Studio album by Graham Coxon
- Released: 2 April 2012
- Recorded: 2011
- Studio: The Pool, London
- Genre: Alternative rock, indie rock
- Length: 47:56
- Label: Parlophone
- Producer: Ben Hillier

Graham Coxon chronology
| The Spinning Top (2009) | A+E (2012) | Castle Park (2026) |

Singles from A+E
- "What'll It Take" Released: 26 February 2012; "Ooh, Yeh Yeh" / "Seven Naked Valleys" Released: 22 April 2012; "Advice" Released: 9 September 2012;

= A+E (album) =

A+E is the eighth studio album by British singer-songwriter Graham Coxon, released on 2 April 2012 through Parlophone. The album was made as a "reaction" against Coxon's prior album, The Spinning Top, which consisted of psychedelic folk songs. A+E, on the other hand, consists of pop rock songs. Coxon, who is also the guitarist of Blur, recorded 21 songs during the album's two-month-long recording process with producer Ben Hillier. The 11 songs that did not make it onto A+E were divided into a separate album that was supposed to be released in late 2012, but was eventually scheduled for release in 2026. The album received positive reviews from critics, although some criticized its songs for being too long. Despite its critical success, it was Coxon's least successful album on the UK Albums Chart since The Kiss of Morning, peaking at number 39 and staying on the chart for only one week.

==Background==
A+E started as a "reaction" against Coxon's previous album, The Spinning Top, a mostly acoustic album.
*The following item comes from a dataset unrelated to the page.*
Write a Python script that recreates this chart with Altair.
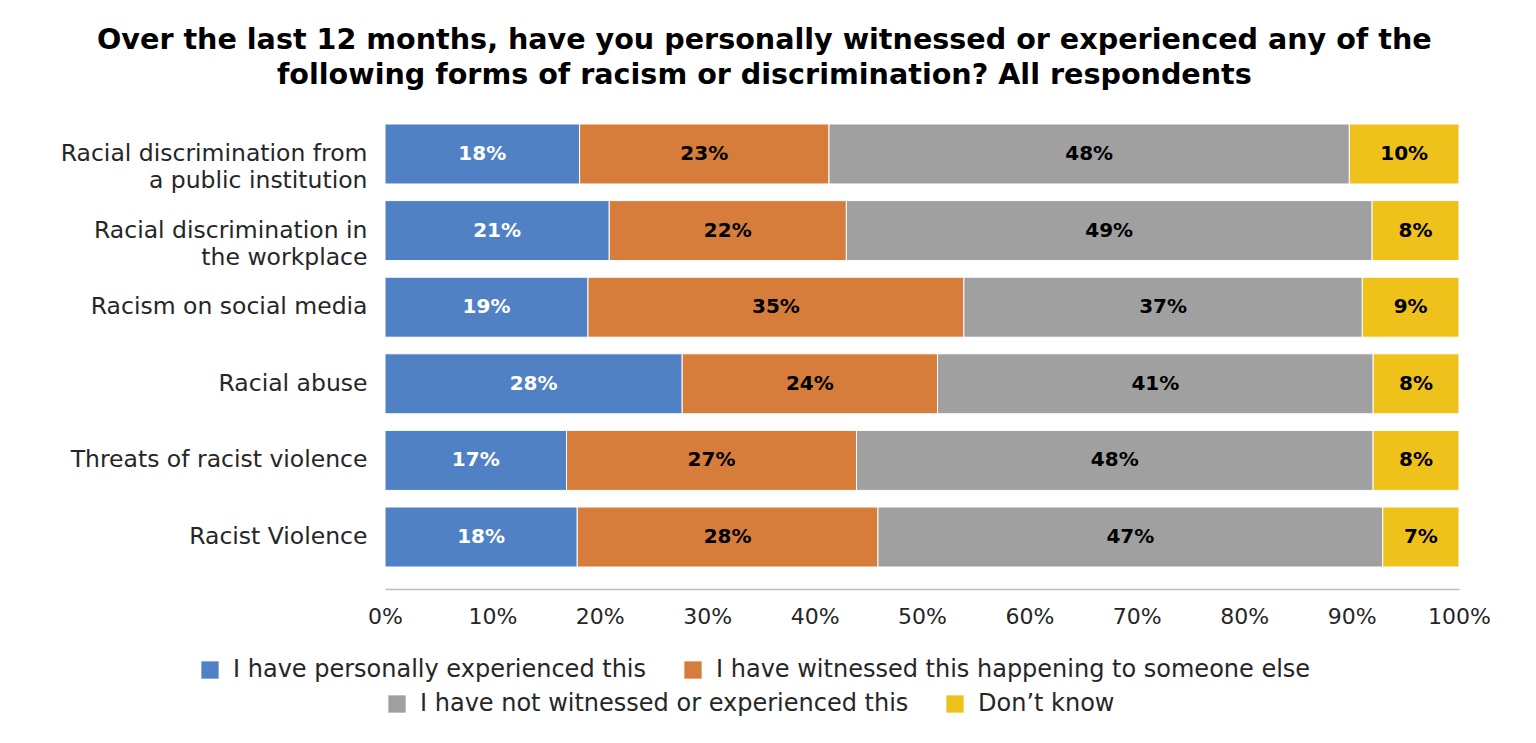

According to Coxon, the songs were difficult to play, resulting in some audiences being unsatisfied in "venues that weren't set up for that sort of thing". Producer Ben Hillier described the recording of the album as "quick" and "fun", due to him trying to record Coxon's first takes on songs when it was possible. In 2 months, Coxon was able to record 21 tracks; 10 of them made it onto A+E, while the other 11 were grouped into an album that was expected be released in late 2012. According to Hillier, the latter is "less riff-based" and more "soul-influenced, with backing singers and strings. In April 2026, fourteen years after A+E came out, Coxon announced the release of this second album, now titled Castle Park, in June of that year.

==Composition==
The title of A+E refers to Accident and Emergency rooms, while its cover art is a picture of a scraped knee. Coxon himself took the picture. Most of the songs on it feature synths and drum machine beats. The single "What'll It Take" is an upbeat song that features two vocal hooks: "What'll it take to make you people dance?" and "I don't know what's really wrong with me". A music video was released for it. "Seven Naked Valleys" is a post-punk track featuring saxophone that ends with "piercing synth frequency". Opening track "Advice" and "Running for Your Life" have "buzzsaw-guitar" and sardonic lyrics on culture. The former's lyrics are about a bad experience Coxon had at a house party in Brentwood, Essex. At the party, he and some other friends danced to a Smiths record that they used to replace another tape which was playing. As a result, they got beaten up and spent the rest of the night walking around Brentwood thinking of how they would get home. The latter's lyrics are about the "violence of a suburban night out." "Bah Singer" has indecipherable distorted lyrics, and the following track, "Knife in the Cast", is a ballad driven by bass guitar. The final track, "Ooh, Yeh Yeh", is a grunge-pop song that has been described as a "cowboy lullaby".

==Reception==

A+E received positive reviews from critics, indicated by a score of 76 on review aggregate site upon which was voted Metacritic, denoting "generally favorable reviews". Stephen Thomas Erlewine of AllMusic gave the album four and a half stars out of five, writing "Beneath all the clatter, A+E has the pop punch of his pair of Stephen Street-music production mid-2000s masterworks Happiness in Magazines and Love Travels at Illegal Speeds, and the combination of precisely crafted pop and fiercely imaginative arrangements results in a thrilling listen." The NME wrote that "the sulky, surly, passive-aggressive Graham we know and love has returned with a vengeance, and rediscovered his finest bomb-blast guitar work." Its reviewer Tom Pinnock called the album "one of the best albums of [Coxon's] career – a pop record with dangerously anti-social tendencies."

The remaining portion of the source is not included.